Records with drawing code:
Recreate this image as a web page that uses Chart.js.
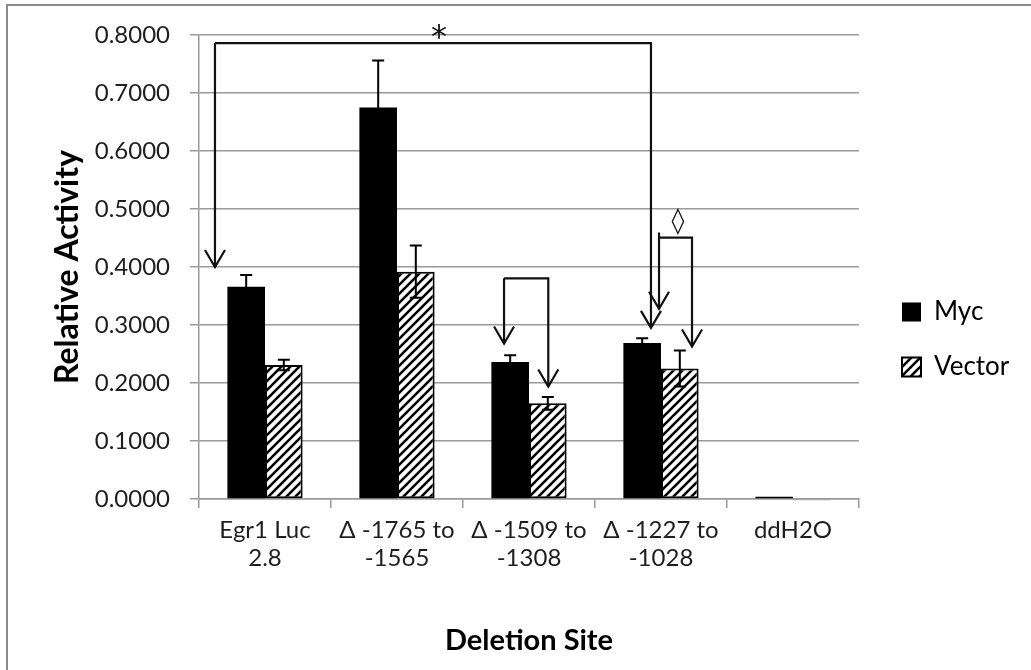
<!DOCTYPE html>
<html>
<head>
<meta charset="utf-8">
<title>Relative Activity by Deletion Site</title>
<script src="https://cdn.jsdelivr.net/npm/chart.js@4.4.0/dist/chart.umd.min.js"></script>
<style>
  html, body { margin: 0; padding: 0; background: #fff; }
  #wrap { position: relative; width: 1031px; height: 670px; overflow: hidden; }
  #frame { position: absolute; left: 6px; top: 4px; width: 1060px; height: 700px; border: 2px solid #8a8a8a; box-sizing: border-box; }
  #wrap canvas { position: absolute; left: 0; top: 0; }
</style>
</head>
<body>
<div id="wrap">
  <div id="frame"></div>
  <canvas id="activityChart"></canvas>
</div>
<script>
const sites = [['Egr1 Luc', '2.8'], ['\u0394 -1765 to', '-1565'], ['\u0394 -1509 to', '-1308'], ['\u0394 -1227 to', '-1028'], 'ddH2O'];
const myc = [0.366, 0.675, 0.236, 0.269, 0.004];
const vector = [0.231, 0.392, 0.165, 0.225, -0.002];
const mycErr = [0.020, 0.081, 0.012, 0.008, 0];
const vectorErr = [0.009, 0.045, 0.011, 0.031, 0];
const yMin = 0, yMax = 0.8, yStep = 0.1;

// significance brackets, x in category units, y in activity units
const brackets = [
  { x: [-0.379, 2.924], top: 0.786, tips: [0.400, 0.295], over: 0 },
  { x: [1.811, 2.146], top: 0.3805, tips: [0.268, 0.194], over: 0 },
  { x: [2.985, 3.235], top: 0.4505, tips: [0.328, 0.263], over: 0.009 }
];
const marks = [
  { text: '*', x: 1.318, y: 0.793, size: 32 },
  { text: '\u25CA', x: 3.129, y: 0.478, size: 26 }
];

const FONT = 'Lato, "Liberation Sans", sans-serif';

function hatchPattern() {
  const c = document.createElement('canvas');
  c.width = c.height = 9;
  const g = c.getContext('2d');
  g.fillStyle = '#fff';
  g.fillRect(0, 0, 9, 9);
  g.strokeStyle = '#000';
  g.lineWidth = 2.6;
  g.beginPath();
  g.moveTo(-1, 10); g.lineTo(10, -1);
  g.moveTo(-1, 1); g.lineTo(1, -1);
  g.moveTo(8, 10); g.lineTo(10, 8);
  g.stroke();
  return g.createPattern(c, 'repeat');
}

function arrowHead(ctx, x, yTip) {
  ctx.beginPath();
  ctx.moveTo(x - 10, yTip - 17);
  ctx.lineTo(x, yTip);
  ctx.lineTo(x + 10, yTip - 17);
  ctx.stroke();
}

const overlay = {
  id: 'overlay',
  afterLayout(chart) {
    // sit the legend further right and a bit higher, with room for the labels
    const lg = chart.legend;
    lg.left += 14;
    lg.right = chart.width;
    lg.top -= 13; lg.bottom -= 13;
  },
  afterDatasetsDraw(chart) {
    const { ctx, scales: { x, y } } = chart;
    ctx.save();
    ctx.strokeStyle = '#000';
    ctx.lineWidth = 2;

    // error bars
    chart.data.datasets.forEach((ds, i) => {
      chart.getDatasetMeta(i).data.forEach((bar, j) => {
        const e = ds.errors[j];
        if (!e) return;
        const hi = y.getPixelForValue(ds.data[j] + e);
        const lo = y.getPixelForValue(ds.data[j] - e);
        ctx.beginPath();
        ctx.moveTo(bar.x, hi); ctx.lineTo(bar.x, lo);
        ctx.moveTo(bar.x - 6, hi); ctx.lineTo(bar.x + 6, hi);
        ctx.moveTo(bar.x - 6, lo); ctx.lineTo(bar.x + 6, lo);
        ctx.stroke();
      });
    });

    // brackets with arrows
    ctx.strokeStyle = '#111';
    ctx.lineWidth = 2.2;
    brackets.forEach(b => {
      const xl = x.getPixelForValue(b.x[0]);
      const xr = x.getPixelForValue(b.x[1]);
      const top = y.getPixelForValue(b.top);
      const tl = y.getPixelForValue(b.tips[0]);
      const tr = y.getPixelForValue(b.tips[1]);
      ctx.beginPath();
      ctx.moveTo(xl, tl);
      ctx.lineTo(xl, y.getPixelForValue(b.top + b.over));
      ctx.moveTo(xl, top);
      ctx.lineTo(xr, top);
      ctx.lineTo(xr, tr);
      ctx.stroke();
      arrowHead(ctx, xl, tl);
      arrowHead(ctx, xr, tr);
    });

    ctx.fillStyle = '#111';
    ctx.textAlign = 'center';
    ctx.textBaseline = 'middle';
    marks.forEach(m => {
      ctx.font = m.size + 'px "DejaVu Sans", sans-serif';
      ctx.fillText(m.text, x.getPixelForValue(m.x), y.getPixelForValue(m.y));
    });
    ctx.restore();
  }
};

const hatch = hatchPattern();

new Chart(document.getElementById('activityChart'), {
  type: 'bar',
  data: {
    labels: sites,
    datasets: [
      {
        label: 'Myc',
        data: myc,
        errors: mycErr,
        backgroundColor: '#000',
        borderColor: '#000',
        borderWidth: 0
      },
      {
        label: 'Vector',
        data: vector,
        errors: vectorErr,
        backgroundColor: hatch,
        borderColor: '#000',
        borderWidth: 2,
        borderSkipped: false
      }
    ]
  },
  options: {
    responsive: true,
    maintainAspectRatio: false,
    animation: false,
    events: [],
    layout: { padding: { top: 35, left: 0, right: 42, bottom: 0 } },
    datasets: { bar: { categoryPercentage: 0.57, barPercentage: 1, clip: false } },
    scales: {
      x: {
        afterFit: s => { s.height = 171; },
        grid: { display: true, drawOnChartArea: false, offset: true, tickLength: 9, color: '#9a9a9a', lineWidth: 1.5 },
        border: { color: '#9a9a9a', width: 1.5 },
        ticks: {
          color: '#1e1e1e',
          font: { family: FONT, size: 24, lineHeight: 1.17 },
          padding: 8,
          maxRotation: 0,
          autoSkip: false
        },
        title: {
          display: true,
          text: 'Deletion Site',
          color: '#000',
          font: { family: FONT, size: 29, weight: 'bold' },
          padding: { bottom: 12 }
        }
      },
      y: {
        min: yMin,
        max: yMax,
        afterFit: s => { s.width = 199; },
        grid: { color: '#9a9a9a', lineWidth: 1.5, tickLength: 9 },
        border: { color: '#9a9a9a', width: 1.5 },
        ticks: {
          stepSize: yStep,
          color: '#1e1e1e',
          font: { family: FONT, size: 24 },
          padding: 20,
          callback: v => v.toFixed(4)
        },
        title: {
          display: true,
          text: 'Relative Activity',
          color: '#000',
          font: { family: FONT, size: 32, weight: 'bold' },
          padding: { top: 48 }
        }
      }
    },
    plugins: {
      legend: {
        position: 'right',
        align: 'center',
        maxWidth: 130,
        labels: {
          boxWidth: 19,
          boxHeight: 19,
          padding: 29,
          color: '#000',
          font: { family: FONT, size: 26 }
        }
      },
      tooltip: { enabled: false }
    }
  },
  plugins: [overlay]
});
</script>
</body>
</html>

---

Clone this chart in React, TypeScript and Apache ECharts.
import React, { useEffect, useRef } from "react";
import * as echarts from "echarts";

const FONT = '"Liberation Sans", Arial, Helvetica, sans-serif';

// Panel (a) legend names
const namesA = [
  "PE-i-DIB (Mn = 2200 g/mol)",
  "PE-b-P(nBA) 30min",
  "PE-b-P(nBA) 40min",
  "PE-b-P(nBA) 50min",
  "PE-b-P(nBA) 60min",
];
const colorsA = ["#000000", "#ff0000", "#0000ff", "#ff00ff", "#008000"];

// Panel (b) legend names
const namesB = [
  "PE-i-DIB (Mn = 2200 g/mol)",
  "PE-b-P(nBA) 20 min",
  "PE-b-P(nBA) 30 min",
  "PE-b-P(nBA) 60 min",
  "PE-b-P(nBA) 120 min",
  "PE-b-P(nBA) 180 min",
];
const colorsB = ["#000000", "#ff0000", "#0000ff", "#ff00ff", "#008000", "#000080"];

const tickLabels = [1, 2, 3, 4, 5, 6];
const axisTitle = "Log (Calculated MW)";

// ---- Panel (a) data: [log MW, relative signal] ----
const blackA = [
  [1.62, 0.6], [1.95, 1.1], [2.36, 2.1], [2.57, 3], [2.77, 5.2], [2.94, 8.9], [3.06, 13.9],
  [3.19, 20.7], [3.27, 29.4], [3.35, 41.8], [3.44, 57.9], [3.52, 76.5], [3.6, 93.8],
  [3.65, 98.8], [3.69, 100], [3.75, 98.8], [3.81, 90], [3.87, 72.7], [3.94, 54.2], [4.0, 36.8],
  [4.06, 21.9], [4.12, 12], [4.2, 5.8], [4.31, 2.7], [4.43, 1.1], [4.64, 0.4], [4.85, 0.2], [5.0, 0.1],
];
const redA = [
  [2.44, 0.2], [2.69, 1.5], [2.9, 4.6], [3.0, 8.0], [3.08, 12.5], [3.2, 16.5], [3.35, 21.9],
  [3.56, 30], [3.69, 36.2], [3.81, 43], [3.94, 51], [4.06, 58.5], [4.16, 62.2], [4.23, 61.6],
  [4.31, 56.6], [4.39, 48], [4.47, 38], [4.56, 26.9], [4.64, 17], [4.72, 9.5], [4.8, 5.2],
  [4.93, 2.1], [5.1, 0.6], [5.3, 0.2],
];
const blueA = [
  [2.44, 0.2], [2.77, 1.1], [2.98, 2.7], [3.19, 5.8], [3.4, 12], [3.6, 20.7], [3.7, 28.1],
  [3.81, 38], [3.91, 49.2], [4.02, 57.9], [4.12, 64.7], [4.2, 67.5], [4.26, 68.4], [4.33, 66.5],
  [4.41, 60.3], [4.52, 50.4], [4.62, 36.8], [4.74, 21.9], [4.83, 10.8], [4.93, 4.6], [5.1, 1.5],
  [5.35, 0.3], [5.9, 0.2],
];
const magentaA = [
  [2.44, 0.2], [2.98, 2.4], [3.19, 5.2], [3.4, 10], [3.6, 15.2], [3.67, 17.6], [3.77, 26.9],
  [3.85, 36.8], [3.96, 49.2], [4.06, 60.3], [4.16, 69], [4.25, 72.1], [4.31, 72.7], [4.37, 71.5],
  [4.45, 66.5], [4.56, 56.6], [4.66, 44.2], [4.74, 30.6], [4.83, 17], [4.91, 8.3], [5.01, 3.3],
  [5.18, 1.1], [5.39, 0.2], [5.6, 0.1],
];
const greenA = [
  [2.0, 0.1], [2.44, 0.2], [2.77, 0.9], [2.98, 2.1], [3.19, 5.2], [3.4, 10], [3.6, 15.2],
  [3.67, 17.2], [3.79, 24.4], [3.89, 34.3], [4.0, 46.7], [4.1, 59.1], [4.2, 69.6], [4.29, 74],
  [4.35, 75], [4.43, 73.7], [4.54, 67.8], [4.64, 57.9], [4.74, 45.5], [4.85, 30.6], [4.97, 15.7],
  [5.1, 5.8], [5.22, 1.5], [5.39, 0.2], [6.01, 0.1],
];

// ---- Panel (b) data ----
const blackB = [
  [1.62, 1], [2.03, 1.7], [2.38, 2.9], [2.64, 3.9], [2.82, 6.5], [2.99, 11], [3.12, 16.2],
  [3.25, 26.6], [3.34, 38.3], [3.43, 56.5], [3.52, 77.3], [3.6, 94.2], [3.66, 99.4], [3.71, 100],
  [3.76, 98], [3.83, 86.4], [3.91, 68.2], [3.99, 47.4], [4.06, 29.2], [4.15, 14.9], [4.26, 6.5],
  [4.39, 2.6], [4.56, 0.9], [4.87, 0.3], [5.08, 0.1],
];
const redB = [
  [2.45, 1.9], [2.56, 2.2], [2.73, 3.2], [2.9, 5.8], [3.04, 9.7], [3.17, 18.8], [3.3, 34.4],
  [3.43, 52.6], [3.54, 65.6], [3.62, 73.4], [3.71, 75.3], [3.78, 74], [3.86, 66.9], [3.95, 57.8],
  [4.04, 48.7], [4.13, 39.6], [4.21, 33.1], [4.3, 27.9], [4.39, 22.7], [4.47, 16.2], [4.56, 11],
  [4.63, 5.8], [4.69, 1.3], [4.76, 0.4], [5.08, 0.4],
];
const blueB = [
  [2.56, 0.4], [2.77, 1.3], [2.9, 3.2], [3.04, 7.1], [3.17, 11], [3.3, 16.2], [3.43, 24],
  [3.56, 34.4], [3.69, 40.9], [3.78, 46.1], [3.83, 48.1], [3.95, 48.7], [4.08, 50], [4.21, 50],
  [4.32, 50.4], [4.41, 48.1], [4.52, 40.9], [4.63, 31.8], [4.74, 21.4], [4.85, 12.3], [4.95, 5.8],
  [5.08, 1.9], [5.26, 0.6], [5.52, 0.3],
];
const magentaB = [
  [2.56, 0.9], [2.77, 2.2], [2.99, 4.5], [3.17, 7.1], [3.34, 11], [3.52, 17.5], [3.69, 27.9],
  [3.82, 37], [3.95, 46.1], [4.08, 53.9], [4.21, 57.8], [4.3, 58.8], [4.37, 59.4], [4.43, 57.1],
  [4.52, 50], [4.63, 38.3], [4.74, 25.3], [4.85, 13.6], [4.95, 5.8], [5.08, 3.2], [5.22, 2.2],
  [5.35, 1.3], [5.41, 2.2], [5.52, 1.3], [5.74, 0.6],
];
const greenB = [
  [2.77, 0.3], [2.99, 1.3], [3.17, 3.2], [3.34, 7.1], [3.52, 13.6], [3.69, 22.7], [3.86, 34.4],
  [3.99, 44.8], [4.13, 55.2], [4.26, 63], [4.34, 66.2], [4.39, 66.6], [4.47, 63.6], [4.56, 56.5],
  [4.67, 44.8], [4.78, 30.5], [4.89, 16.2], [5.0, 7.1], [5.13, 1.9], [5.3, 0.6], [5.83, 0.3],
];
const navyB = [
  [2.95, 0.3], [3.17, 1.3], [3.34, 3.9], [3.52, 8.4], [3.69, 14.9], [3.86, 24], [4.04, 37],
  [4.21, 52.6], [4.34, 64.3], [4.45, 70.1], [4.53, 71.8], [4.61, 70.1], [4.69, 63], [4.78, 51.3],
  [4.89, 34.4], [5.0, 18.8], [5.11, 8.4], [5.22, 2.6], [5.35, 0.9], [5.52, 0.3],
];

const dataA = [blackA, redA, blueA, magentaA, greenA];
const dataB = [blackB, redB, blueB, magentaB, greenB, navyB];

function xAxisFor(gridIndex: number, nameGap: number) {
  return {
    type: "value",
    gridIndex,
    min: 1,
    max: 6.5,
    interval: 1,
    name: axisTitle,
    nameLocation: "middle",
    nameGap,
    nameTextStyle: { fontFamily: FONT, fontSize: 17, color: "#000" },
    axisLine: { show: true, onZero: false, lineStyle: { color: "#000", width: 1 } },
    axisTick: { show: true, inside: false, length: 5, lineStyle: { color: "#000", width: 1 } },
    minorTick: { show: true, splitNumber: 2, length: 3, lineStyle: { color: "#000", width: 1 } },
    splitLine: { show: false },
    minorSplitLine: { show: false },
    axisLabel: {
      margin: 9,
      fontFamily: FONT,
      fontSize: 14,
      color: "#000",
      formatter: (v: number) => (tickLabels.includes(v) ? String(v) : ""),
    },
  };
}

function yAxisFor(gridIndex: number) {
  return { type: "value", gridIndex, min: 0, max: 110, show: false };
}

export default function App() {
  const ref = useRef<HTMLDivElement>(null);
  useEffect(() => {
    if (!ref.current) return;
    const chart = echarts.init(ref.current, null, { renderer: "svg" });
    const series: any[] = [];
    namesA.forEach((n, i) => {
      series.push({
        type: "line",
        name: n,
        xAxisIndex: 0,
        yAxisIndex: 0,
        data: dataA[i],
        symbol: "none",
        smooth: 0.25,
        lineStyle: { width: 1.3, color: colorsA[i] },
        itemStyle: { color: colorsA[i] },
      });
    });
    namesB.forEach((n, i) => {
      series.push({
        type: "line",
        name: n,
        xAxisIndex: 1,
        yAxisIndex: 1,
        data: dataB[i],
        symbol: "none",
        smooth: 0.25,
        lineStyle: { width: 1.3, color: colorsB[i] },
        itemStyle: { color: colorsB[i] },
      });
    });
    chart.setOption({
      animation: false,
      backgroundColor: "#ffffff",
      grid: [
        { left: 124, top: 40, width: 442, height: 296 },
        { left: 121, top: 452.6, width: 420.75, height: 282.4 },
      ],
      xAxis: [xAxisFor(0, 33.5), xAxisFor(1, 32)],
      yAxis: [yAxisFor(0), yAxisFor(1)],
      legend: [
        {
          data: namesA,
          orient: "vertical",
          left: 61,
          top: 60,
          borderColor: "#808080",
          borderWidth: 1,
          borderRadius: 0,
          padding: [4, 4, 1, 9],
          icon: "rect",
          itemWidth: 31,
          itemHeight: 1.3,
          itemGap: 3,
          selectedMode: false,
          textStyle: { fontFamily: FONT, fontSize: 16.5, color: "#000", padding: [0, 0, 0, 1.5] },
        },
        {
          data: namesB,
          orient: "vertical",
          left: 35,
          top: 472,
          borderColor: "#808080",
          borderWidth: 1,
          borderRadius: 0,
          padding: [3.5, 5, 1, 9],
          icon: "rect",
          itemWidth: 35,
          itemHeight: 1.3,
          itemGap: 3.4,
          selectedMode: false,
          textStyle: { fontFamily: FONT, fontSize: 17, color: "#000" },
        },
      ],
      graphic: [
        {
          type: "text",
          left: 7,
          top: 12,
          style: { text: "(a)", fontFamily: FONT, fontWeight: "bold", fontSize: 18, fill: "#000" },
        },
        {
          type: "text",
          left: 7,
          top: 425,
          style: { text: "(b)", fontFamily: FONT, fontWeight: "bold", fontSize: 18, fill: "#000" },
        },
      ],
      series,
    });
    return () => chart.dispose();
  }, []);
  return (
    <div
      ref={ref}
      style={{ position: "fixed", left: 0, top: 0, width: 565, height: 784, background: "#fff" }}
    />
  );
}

==

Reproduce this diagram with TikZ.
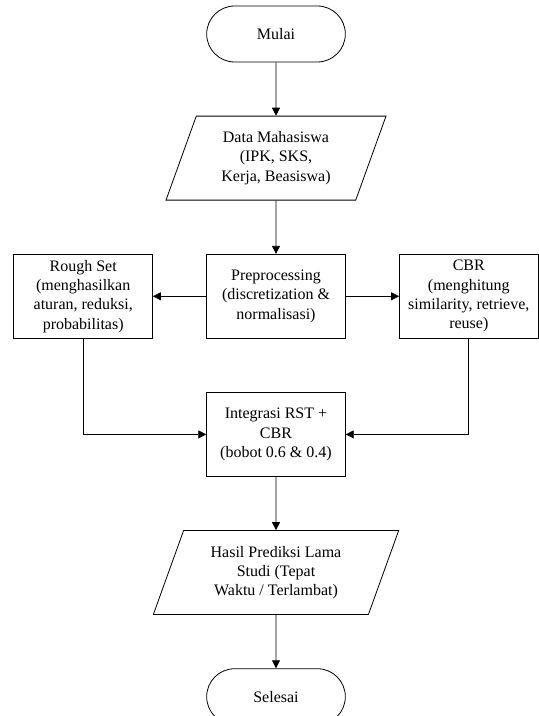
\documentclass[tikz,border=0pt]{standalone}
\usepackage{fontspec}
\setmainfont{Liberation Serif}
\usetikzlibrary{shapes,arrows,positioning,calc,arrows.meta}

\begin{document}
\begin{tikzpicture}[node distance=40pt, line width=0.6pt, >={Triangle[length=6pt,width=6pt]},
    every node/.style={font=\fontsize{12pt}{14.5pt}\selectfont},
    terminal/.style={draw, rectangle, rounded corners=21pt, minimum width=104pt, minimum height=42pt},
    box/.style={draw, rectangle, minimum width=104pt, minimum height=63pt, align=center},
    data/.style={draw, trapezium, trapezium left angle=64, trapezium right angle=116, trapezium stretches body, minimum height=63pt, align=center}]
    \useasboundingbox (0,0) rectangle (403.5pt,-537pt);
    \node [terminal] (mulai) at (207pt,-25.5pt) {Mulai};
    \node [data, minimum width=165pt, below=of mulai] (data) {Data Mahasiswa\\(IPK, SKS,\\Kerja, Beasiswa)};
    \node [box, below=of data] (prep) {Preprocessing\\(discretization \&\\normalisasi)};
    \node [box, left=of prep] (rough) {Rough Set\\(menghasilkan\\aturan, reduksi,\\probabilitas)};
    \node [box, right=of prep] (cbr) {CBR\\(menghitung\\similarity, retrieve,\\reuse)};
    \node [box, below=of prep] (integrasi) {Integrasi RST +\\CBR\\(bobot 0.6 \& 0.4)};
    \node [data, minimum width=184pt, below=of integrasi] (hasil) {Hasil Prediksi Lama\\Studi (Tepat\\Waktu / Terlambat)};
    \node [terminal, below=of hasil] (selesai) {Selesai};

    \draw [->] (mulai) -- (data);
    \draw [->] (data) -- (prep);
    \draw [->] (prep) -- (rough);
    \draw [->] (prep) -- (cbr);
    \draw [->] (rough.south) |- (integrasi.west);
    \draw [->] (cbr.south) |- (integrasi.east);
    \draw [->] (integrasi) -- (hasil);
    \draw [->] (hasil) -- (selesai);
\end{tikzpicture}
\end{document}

■ **TASK TO COMPLETE**:
Using the entries above, find all lines with "React". Copy them.

■ **FULL SOLUTION**:
Clone this chart in React, TypeScript and Apache ECharts.
import React, { useEffect, useRef } from "react";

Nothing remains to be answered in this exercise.